→ EXERCISE DESCRIPTION: Return the material word for word. Do not include the pictures.

→ PROVIDED DATA:

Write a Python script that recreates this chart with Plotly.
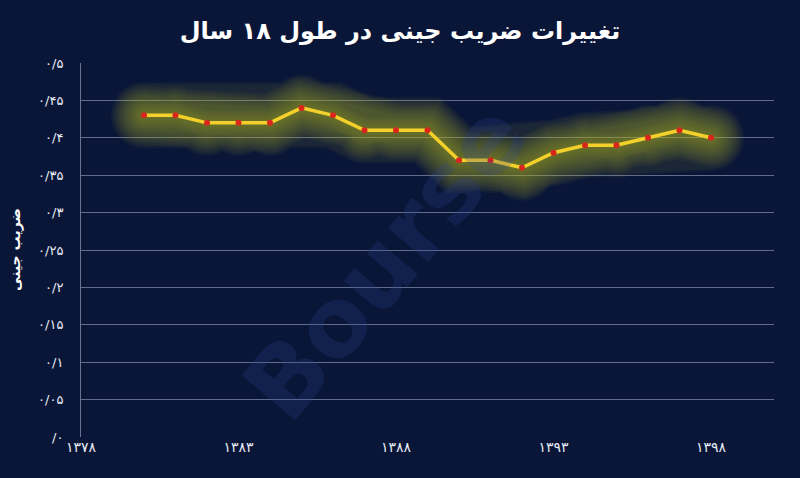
import plotly.graph_objects as go

years = list(range(1380, 1399))
gini = [0.43, 0.43, 0.42, 0.42, 0.42, 0.44, 0.43, 0.41, 0.41, 0.41,
        0.37, 0.37, 0.36, 0.38, 0.39, 0.39, 0.40, 0.41, 0.40]

y_tickvals = [0, 0.05, 0.1, 0.15, 0.2, 0.25, 0.3, 0.35, 0.4, 0.45, 0.5]
y_ticktext = ["/۰", "۰/۰۵", "۰/۱", "۰/۱۵", "۰/۲", "۰/۲۵", "۰/۳", "۰/۳۵", "۰/۴", "۰/۴۵", "۰/۵"]
x_tickvals = [1378, 1383, 1388, 1393, 1398]
x_ticktext = ["۱۳۷۸", "۱۳۸۳", "۱۳۸۸", "۱۳۹۳", "۱۳۹۸"]

title_text = "تغییرات ضریب جینی در طول ۱۸ سال"
ytitle_text = "ضریب جینی"

fig = go.Figure()

# glow layers (trace opacity so line+markers composite once per layer)
for i in range(16):
    w = 66 - i * 4
    fig.add_trace(go.Scatter(x=years, y=gini, mode="lines+markers",
                             line=dict(color="rgb(175,180,40)", width=w),
                             marker=dict(color="rgb(175,180,40)", size=w, line=dict(width=0)),
                             opacity=0.05, hoverinfo="skip", showlegend=False))

fig.add_trace(go.Scatter(x=years, y=gini, mode="lines+markers",
                         line=dict(color="#f4d02a", width=3.5),
                         marker=dict(color="#d8261c", size=6),
                         showlegend=False))

fig.add_annotation(text="<b>Bourse</b>", x=0.44, y=0.47, xref="paper", yref="paper",
                   showarrow=False, textangle=-50,
                   font=dict(family="DejaVu Sans", size=96, color="rgba(45,70,150,0.22)"))

fig.add_annotation(text="<b>" + ytitle_text + "</b>", x=-66 / 693, y=0.5, xref="paper", yref="paper",
                   showarrow=False, textangle=-90, xanchor="center", yanchor="middle",
                   font=dict(family="DejaVu Sans", size=14, color="white"))

fig.update_layout(
    width=800, height=478,
    paper_bgcolor="#0a1638",
    plot_bgcolor="#0a1638",
    margin=dict(l=81, r=26, t=63, b=41, autoexpand=False),
    title=dict(text="<b>" + title_text + "</b>", x=0.5, xanchor="center", y=0.935, yanchor="middle",
               font=dict(family="DejaVu Sans", size=24, color="white")),
    xaxis=dict(range=[1378, 1400], tickvals=x_tickvals, ticktext=x_ticktext,
               showgrid=False, zeroline=False, showline=False, automargin=False,
               tickfont=dict(family="DejaVu Sans", size=14, color="#e8ecf5"), ticks=""),
    yaxis=dict(range=[0, 0.5], tickvals=y_tickvals, ticktext=y_ticktext,
               showgrid=True, gridcolor="rgba(170,180,205,0.55)", gridwidth=1,
               zeroline=False, showline=True, linecolor="rgba(170,180,205,0.6)",
               tickfont=dict(family="DejaVu Sans", size=13, color="#e8ecf5"), ticks="",
               ticklabelstandoff=14, automargin=False),
)

fig.write_html("out.html", config={"displayModeBar": False},
               post_script="document.body.style.margin='0';document.body.style.overflow='hidden';")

→ SOLVED EXERCISE:
Write a Python script that recreates this chart with Plotly.
import plotly.graph_objects as go

years = list(range(1380, 1399))
gini = [0.43, 0.43, 0.42, 0.42, 0.42, 0.44, 0.43, 0.41, 0.41, 0.41,
        0.37, 0.37, 0.36, 0.38, 0.39, 0.39, 0.40, 0.41, 0.40]

y_tickvals = [0, 0.05, 0.1, 0.15, 0.2, 0.25, 0.3, 0.35, 0.4, 0.45, 0.5]
y_ticktext = ["/۰", "۰/۰۵", "۰/۱", "۰/۱۵", "۰/۲", "۰/۲۵", "۰/۳", "۰/۳۵", "۰/۴", "۰/۴۵", "۰/۵"]
x_tickvals = [1378, 1383, 1388, 1393, 1398]
x_ticktext = ["۱۳۷۸", "۱۳۸۳", "۱۳۸۸", "۱۳۹۳", "۱۳۹۸"]

title_text = "تغییرات ضریب جینی در طول ۱۸ سال"
ytitle_text = "ضریب جینی"

fig = go.Figure()

# glow layers (trace opacity so line+markers composite once per layer)
for i in range(16):
    w = 66 - i * 4
    fig.add_trace(go.Scatter(x=years, y=gini, mode="lines+markers",
                             line=dict(color="rgb(175,180,40)", width=w),
                             marker=dict(color="rgb(175,180,40)", size=w, line=dict(width=0)),
                             opacity=0.05, hoverinfo="skip", showlegend=False))

fig.add_trace(go.Scatter(x=years, y=gini, mode="lines+markers",
                         line=dict(color="#f4d02a", width=3.5),
                         marker=dict(color="#d8261c", size=6),
                         showlegend=False))

fig.add_annotation(text="<b>Bourse</b>", x=0.44, y=0.47, xref="paper", yref="paper",
                   showarrow=False, textangle=-50,
                   font=dict(family="DejaVu Sans", size=96, color="rgba(45,70,150,0.22)"))

fig.add_annotation(text="<b>" + ytitle_text + "</b>", x=-66 / 693, y=0.5, xref="paper", yref="paper",
                   showarrow=False, textangle=-90, xanchor="center", yanchor="middle",
                   font=dict(family="DejaVu Sans", size=14, color="white"))

fig.update_layout(
    width=800, height=478,
    paper_bgcolor="#0a1638",
    plot_bgcolor="#0a1638",
    margin=dict(l=81, r=26, t=63, b=41, autoexpand=False),
    title=dict(text="<b>" + title_text + "</b>", x=0.5, xanchor="center", y=0.935, yanchor="middle",
               font=dict(family="DejaVu Sans", size=24, color="white")),
    xaxis=dict(range=[1378, 1400], tickvals=x_tickvals, ticktext=x_ticktext,
               showgrid=False, zeroline=False, showline=False, automargin=False,
               tickfont=dict(family="DejaVu Sans", size=14, color="#e8ecf5"), ticks=""),
    yaxis=dict(range=[0, 0.5], tickvals=y_tickvals, ticktext=y_ticktext,
               showgrid=True, gridcolor="rgba(170,180,205,0.55)", gridwidth=1,
               zeroline=False, showline=True, linecolor="rgba(170,180,205,0.6)",
               tickfont=dict(family="DejaVu Sans", size=13, color="#e8ecf5"), ticks="",
               ticklabelstandoff=14, automargin=False),
)

fig.write_html("out.html", config={"displayModeBar": False},
               post_script="document.body.style.margin='0';document.body.style.overflow='hidden';")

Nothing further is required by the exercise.